Il est recommandé de créer des associations interdisciplinaires qui travaillent dans le domaine de la violence domestique, de la maltraitance des enfants, de la maltraitance des animaux, de la protection des enfants, de la protection des animaux, comme des policiers, gendarmes, des spécialistes de la protection de l’enfance, des pédiatres et médecins généralistes, des vétérinaires, des psychologues, les représentants de la justice et autres professionnels concernés (Enders-Slegers, Verheggen & Eshuis, 2016). L'objectif de ces associations serait de sensibiliser et de collaborer à la prévention et à l'aide aux victimes. En outre, le soutien politique et sociétal doit être acquis par des campagnes, des recherches, des mesures, l'éducation, des procédures de signalement, etc. Des centres d’hébergement pour les victimes humaines et animales doivent être créés. Des conférences, des fiches d'information et des brochures devraient être disponibles pour éduquer l’ensemble des professionnels dans toutes les disciplines ainsi que le grand public.
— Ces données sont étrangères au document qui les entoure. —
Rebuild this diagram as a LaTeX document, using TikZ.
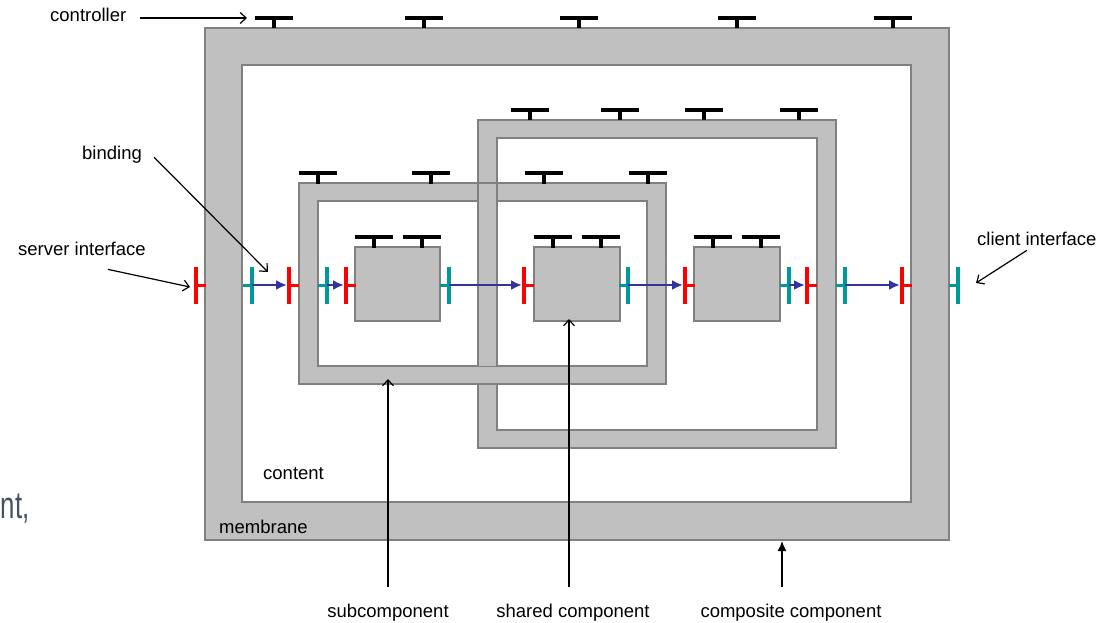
\documentclass[tikz,border=0pt]{standalone}
\usepackage{fontspec}
\setmainfont{Liberation Sans}
\usetikzlibrary{arrows.meta}
\definecolor{memgray}{RGB}{192,192,192}
\definecolor{edgegray}{RGB}{128,128,128}
\definecolor{srvred}{RGB}{255,0,0}
\definecolor{clteal}{RGB}{0,153,153}
\definecolor{bindblue}{RGB}{51,51,160}
\definecolor{slidegray}{RGB}{72,82,94}
\tikzset{
  membr/.style={draw=edgegray, fill=memgray, line width=1.3pt, inner sep=0pt, outer sep=0pt},
  cont/.style={draw=edgegray, fill=white, line width=1.3pt, inner sep=0pt, outer sep=0pt},
  lab/.style={font=\fontsize{18.5}{21}\selectfont, inner sep=0pt, text=black},
  ptr/.style={draw=black, line width=1.2pt, -{Straight Barb[length=6pt,width=11pt]}},
  ptrfill/.style={draw=black, line width=1.3pt, -{Latex[length=10pt,width=9pt]}},
  bind/.style={draw=bindblue, line width=2.4pt, -{Latex[length=11pt,width=10pt]}, shorten >=2pt},
  ctrl/.pic={\draw[line width=4pt] (-19,-10) -- (19,-10); \draw[line width=4.5pt] (0,-10) -- (0,0.5);},
  srv/.pic={\draw[srvred, line width=3.5pt] (0,-18.5) -- (0,18.5); \draw[srvred, line width=3pt] (0,0) -- (9.5,0);},
  clt/.pic={\draw[clteal, line width=3.5pt] (0,-18.5) -- (0,18.5); \draw[clteal, line width=3pt] (-9.5,0) -- (0,0);}
}
\begin{document}
\begin{tikzpicture}[x=1pt,y=-1pt]
\useasboundingbox[fill=white] (0,0) rectangle (1113,623);

% outer composite
\node[membr, minimum width=744pt, minimum height=512pt] (outer) at (577,284) {};
\node[cont, minimum width=669pt, minimum height=437pt] (outerin) at (576.5,283.5) {};

% shared (right) composite
\node[membr, minimum width=358pt, minimum height=328pt] (rcomp) at (657,284) {};
\node[cont, minimum width=320pt, minimum height=292pt] (rcompin) at (657,284) {};

% left composite
\node[membr, minimum width=367pt, minimum height=201pt] (lcomp) at (482.5,283.5) {};
\node[cont, minimum width=329pt, minimum height=165pt] (lcompin) at (482.5,283.5) {};

% right composite bar over left composite
\fill[memgray] (478,183.7) rectangle (497,366);
\draw[edgegray, line width=1.3pt] (478,183) -- (478,366) (497,183) -- (497,366);

% primitive components
\node[membr, minimum width=85pt, minimum height=74pt] (p1) at (397.5,284) {};
\node[membr, minimum width=86pt, minimum height=74pt] (p2) at (577,284) {};
\node[membr, minimum width=86pt, minimum height=74pt] (p3) at (737,284) {};

% controllers
\foreach \x in {274,424,579,737,893} \pic at (\x,28) {ctrl};
\foreach \x in {530,620,704,799} \pic at (\x,120) {ctrl};
\foreach \x in {318,431,544,648} \pic at (\x,183) {ctrl};
\foreach \x in {374,422,553,601,713,761} \pic at (\x,247) {ctrl};

% interfaces
\foreach \x [count=\i from 0] in {196,289,346,524,685,807,902} {
  \coordinate (s\i) at (\x,285);
  \pic at (\x,285) {srv};
}
\foreach \x [count=\i] in {252,327,449,628,789,845,958} {
  \coordinate (c\i) at (\x,285);
  \pic at (\x,285) {clt};
}

% bindings
\draw[bind] (c1) -- (s1);
\draw[bind] (c2) -- (s2);
\draw[bind] (c3) -- (s3);
\draw[bind] (c4) -- (s4);
\draw[bind] (c5) -- (s5);
\draw[bind] (c6) -- (s6);

% labels
\node[lab, anchor=base west] (lctrl) at (50,22) {controller};
\coordinate (ctrlpt) at (247,18);
\draw[ptr, shorten <=14pt] (lctrl.east |- ctrlpt) -- (ctrlpt);

\node[lab, anchor=base west] (lbind) at (82,159) {binding};
\coordinate (bindpt) at (268,272);
\draw[ptr] (lbind.east) ++(12,3) -- (bindpt);

\node[lab, anchor=base west] (lsrv) at (18,255) {server interface};
\coordinate (srvpt) at (190,287);
\draw[ptr] (lsrv.south) ++(26,14) -- (srvpt);

\node[lab, anchor=base west] (lclt) at (977,245) {client interface};
\coordinate (cltpt) at (976,283);
\draw[ptr] (lclt.south) ++(-10,5) -- (cltpt);

\node[lab, anchor=base west] (lcont) at (263,479) {content};
\node[lab, anchor=base west] (lmem) at (219,533) {membrane};

\node[lab, anchor=base] (lsub) at (388,617) {subcomponent};
\coordinate (subpt) at (388,379);
\draw[ptr] (lsub.north -| subpt) ++(0,-16) -- (subpt);

\node[lab, anchor=base] (lshared) at (573,617) {shared component};
\coordinate (sharedpt) at (569,319);
\draw[ptr] (lshared.north -| sharedpt) ++(0,-16) -- (sharedpt);

\node[lab, anchor=base] (lcompo) at (791,617) {composite component};
\coordinate (compopt) at (782,541);
\draw[ptrfill] (lcompo.north -| compopt) ++(0,-16) -- (compopt);

\node[font=\fontsize{38}{40}\selectfont, text=slidegray, anchor=base west, inner sep=0pt] (frag) at (0.5,518) {\scalebox{0.68}[1]{nt,}};
\end{tikzpicture}
\end{document}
Des programmes de recherche doivent être mis en place pour établir la prévalence et pour mieux comprendre les situations familiales de maltraitance. Il convient également de développer la recherche sur les caractéristiques de la personnalité des auteurs de violence domestique, animale et humaine. En outre, des protocoles de communication (par exemple National Institute of Child Health and Human Development, NICHD, Cyr, 2019), des procédures de signalement et les bases juridiques de signalement devraient être élaborés et enseignés. Les signalements croisés entre les différentes disciplines doivent être encouragés. Dans toutes les disciplines concernées, l'éducation au lien devrait être intégrée dans les formations. Dans les outils de gestion des risques, l'information sur une éventuelle maltraitance animale devrait faire partie des questions posées.